Detecting and Handling Outliers

Outliers can distort analysis. Here’s how to find them:

Method 1: Statistical Detection - IQR Method

# Calculate IQR (Interquartile Range)
Q1 <- quantile(df$purchase_amount, 0.25, na.rm = TRUE)
Q3 <- quantile(df$purchase_amount, 0.75, na.rm = TRUE)
IQR <- Q3 - Q1

# Outliers are > 1.5 * IQR beyond quartiles
lower_bound <- Q1 - 1.5 * IQR
upper_bound <- Q3 + 1.5 * IQR

# Find outliers
outliers <- df %>%
  filter(purchase_amount < lower_bound | purchase_amount > upper_bound)
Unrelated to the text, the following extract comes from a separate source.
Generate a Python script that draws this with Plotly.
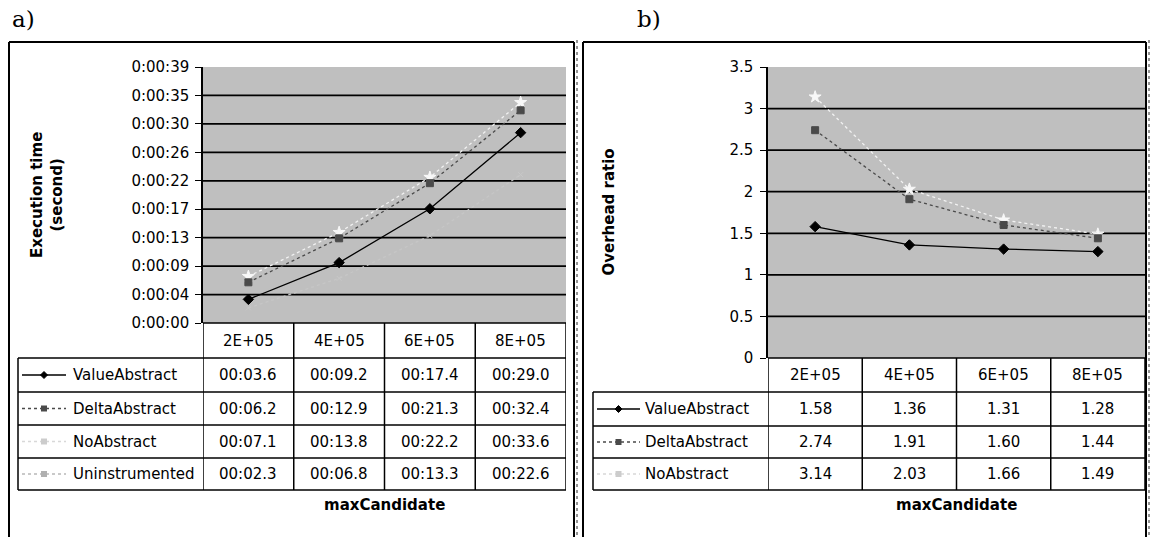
import plotly.graph_objects as go

W, H = 1151, 537

categories = ["2E+05", "4E+05", "6E+05", "8E+05"]

# Panel a: execution time (seconds)
time_series = ["ValueAbstract", "DeltaAbstract", "NoAbstract", "Uninstrumented"]
value_abstract_t = [3.6, 9.2, 17.4, 29.0]
delta_abstract_t = [6.2, 12.9, 21.3, 32.4]
no_abstract_t = [7.1, 13.8, 22.2, 33.6]
uninstrumented_t = [2.3, 6.8, 13.3, 22.6]
time_tick_labels = ["0:00:00", "0:00:04", "0:00:09", "0:00:13", "0:00:17",
                    "0:00:22", "0:00:26", "0:00:30", "0:00:35", "0:00:39"]
time_max = 39.0

# Panel b: overhead ratio
ratio_series = ["ValueAbstract", "DeltaAbstract", "NoAbstract"]
value_abstract_r = [1.58, 1.36, 1.31, 1.28]
delta_abstract_r = [2.74, 1.91, 1.60, 1.44]
no_abstract_r = [3.14, 2.03, 1.66, 1.49]
ratio_ticks = [0, 0.5, 1, 1.5, 2, 2.5, 3, 3.5]

FONT = "DejaVu Sans, Verdana, sans-serif"
FS = 15
BG = "#bfbfbf"

styles = {
    "ValueAbstract": dict(color="black", dash="solid", symbol="diamond", mcolor="black", msize=8),
    "DeltaAbstract": dict(color="#4a4a4a", dash="dot", symbol="square", mcolor="#4a4a4a", msize=7),
    "NoAbstract": dict(color="#f2f2f2", dash="dot", symbol="star", mcolor="#f8f8f8", msize=9),
    "Uninstrumented": dict(color="#c6c6c6", dash="dot", symbol="x-thin-open", mcolor="#c8c8c8", msize=5),
}


def fx(px):
    return px / W


def fy(py):
    return 1 - py / H


fig = go.Figure()


def add_series(name, vals, xa, ya):
    s = styles[name]
    fig.add_trace(go.Scatter(
        x=categories, y=vals, name=name, mode="lines+markers",
        xaxis=xa, yaxis=ya, showlegend=False,
        line=dict(color=s["color"], dash=s["dash"], width=1.3),
        marker=dict(symbol=s["symbol"], color=s["mcolor"], size=s["msize"],
                    line=dict(color=s["mcolor"], width=1)),
        cliponaxis=False,
    ))


add_series("Uninstrumented", uninstrumented_t, "x", "y")
add_series("NoAbstract", no_abstract_t, "x", "y")
add_series("DeltaAbstract", delta_abstract_t, "x", "y")
add_series("ValueAbstract", value_abstract_t, "x", "y")

add_series("NoAbstract", no_abstract_r, "x2", "y2")
add_series("DeltaAbstract", delta_abstract_r, "x2", "y2")
add_series("ValueAbstract", value_abstract_r, "x2", "y2")

# geometry (pixels)
A = dict(left=203, right=566, top=67, bottom=323, rows=[358, 392, 425, 458, 490],
         leg_left=18, text_x=71, samp=(22, 66), title_x=47)
B = dict(left=768, right=1145, top=67, bottom=358, rows=[392, 426, 458, 490],
         leg_left=593, text_x=643, samp=(597, 640), title_x=608)

axis_common = dict(showgrid=False, zeroline=False, fixedrange=True, automargin=False)
fig.update_layout(
    width=W, height=H, margin=dict(l=0, r=0, t=0, b=0, pad=0), autosize=False,
    paper_bgcolor="white", plot_bgcolor=BG,
    font=dict(family=FONT, size=FS, color="black"),
    xaxis=dict(domain=[fx(A["left"]), fx(A["right"])], type="category", range=[-0.5, 3.5],
               showticklabels=False, ticks="", showline=False, anchor="y", **axis_common),
    yaxis=dict(domain=[fy(A["bottom"]), fy(A["top"])], range=[0, time_max],
               tickvals=[i * time_max / 9 for i in range(10)], ticktext=time_tick_labels,
               ticks="outside", ticklen=6, tickcolor="black", tickwidth=1,
               showline=True, linecolor="black", linewidth=1.5, anchor="x",
               ticklabelstandoff=3, **axis_common),
    xaxis2=dict(domain=[fx(B["left"]), fx(B["right"])], type="category", range=[-0.5, 3.5],
                showticklabels=False, ticks="", showline=False, anchor="y2", **axis_common),
    yaxis2=dict(domain=[fy(B["bottom"]), fy(B["top"])], range=[0, 3.5],
                tickvals=ratio_ticks, ticktext=[f"{v:g}" for v in ratio_ticks],
                ticks="outside", ticklen=6, tickcolor="black", tickwidth=1,
                showline=True, linecolor="black", linewidth=1.5, anchor="x2",
                ticklabelstandoff=4, **axis_common),
)

shapes = []
annotations = []


def text(x, y, s, size=FS, xanchor="center", xref="paper", angle=0, family=None, bold=False):
    f = dict(size=size)
    if family:
        f["family"] = family
    annotations.append(dict(x=x, xref=xref, y=fy(y), yref="paper", text=(f"<b>{s}</b>" if bold else s),
                            xanchor=xanchor, yanchor="middle", showarrow=False, textangle=angle,
                            font=f))


# gridlines
for i in range(1, 9):
    v = i * time_max / 9
    shapes.append(dict(type="line", xref="x domain", yref="y", x0=0, x1=1, y0=v, y1=v,
                       line=dict(color="black", width=1.7), layer="below"))
for v in ratio_ticks[1:-1]:
    shapes.append(dict(type="line", xref="x2 domain", yref="y2", x0=0, x1=1, y0=v, y1=v,
                       line=dict(color="black", width=1.7), layer="below"))


# panel frames
def frame(x0, x1):
    shapes.append(dict(type="line", xref="paper", yref="paper", x0=fx(x0), x1=fx(x1), y0=fy(42), y1=fy(42),
                       line=dict(color="black", width=2)))
    for xx in (x0, x1):
        shapes.append(dict(type="line", xref="paper", yref="paper", x0=fx(xx), x1=fx(xx), y0=fy(42), y1=0,
                           line=dict(color="black", width=2)))


frame(9, 574)
frame(583, 1146)
for xx in (577, 1149):
    shapes.append(dict(type="line", xref="paper", yref="paper", x0=fx(xx), x1=fx(xx), y0=fy(40), y1=0,
                       line=dict(color="#707070", width=1.5, dash="dot")))


def legend_sample(name, x0, x1, ycen):
    s = styles[name]
    col = {"NoAbstract": "#d8d8d8", "Uninstrumented": "#b8b8b8"}.get(name, s["color"])
    shapes.append(dict(type="line", xref="paper", yref="paper", x0=fx(x0), x1=fx(x1), y0=fy(ycen), y1=fy(ycen),
                       line=dict(color=col, width=1.3, dash=s["dash"])))
    xc = (x0 + x1) / 2
    r = 3.5
    mcol = {"NoAbstract": "#cccccc", "Uninstrumented": "#b0b0b0"}.get(name, s["mcolor"])
    if name == "ValueAbstract":
        path = (f"M {fx(xc-r)} {fy(ycen)} L {fx(xc)} {fy(ycen-r)} L {fx(xc+r)} {fy(ycen)} "
                f"L {fx(xc)} {fy(ycen+r)} Z")
        shapes.append(dict(type="path", xref="paper", yref="paper", path=path,
                           fillcolor=mcol, line=dict(color=mcol, width=1)))
    else:
        shapes.append(dict(type="rect", xref="paper", yref="paper", x0=fx(xc - 3), x1=fx(xc + 3),
                           y0=fy(ycen - 3), y1=fy(ycen + 3), fillcolor=mcol, line=dict(width=0)))


def table(P, xa, series_names, series_vals, fmt):
    xd = xa + " domain"
    edges = [-0.5, 0.5, 1.5, 2.5, 3.5]
    for e in edges:
        shapes.append(dict(type="line", xref=xa, yref="paper", x0=e, x1=e,
                           y0=fy(P["bottom"]), y1=fy(P["rows"][-1]), line=dict(color="black", width=1.5)))
    shapes.append(dict(type="line", xref="paper", yref="paper", x0=fx(P["left"]), x1=fx(P["right"]),
                       y0=fy(P["bottom"]), y1=fy(P["bottom"]), line=dict(color="black", width=1.5)))
    for r in P["rows"]:
        shapes.append(dict(type="line", xref="paper", yref="paper", x0=fx(P["leg_left"]), x1=fx(P["right"]),
                           y0=fy(r), y1=fy(r), line=dict(color="black", width=1.5)))
    shapes.append(dict(type="line", xref="paper", yref="paper", x0=fx(P["leg_left"]), x1=fx(P["leg_left"]),
                       y0=fy(P["rows"][0]), y1=fy(P["rows"][-1]), line=dict(color="black", width=1.5)))
    ncat = len(categories)
    hy = (P["bottom"] + P["rows"][0]) / 2
    for j, c in enumerate(categories):
        text((j + 0.5) / ncat, hy, c, xref=xd)
    for i, (nm, vals) in enumerate(zip(series_names, series_vals)):
        yc = (P["rows"][i] + P["rows"][i + 1]) / 2
        legend_sample(nm, P["samp"][0], P["samp"][1], yc)
        text(fx(P["text_x"]), yc, nm, xanchor="left")
        for j, v in enumerate(vals):
            text((j + 0.5) / ncat, yc, fmt(v), xref=xd)
    text((fx(P["left"]) + fx(P["right"])) / 2, 505, "maxCandidate", size=15, bold=True)


table(A, "x", time_series, [value_abstract_t, delta_abstract_t, no_abstract_t, uninstrumented_t],
      lambda v: f"00:{v:04.1f}")
table(B, "x2", ratio_series, [value_abstract_r, delta_abstract_r, no_abstract_r],
      lambda v: f"{v:.2f}")

# axis titles
text(fx(A["title_x"]), (A["top"] + A["bottom"]) / 2, "Execution time<br>(second)", size=15, angle=-90, bold=True)
text(fx(B["title_x"]), (B["top"] + B["bottom"]) / 2, "Overhead ratio", size=15, angle=-90, bold=True)

# panel labels
serif = "DejaVu Serif, Liberation Serif, serif"
text(fx(10), 19, "a)", size=23, xanchor="left", family=serif)
text(fx(635), 19, "b)", size=23, xanchor="left", family=serif)

fig.update_layout(shapes=shapes, annotations=annotations)
fig.write_html("out.html")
print(outliers)  # Shows the $999 purchase as outlier

Method 2: Z-Score Detection

# Calculate Z-scores (standard deviations from mean)
df_clean <- df %>%
  mutate(
    purchase_amount_z = abs(scale(purchase_amount)),
    is_outlier = purchase_amount_z > 3  # More than 3 std dev
  )

# Remove outliers
df_clean <- df_clean %>%
  filter(!is_outlier) %>%
  select(-purchase_amount_z, -is_outlier)

Handling Outliers (Choose One)

# Option 1: Remove outliers
df_clean <- df %>%
  filter(purchase_amount >= lower_bound & purchase_amount <= upper_bound)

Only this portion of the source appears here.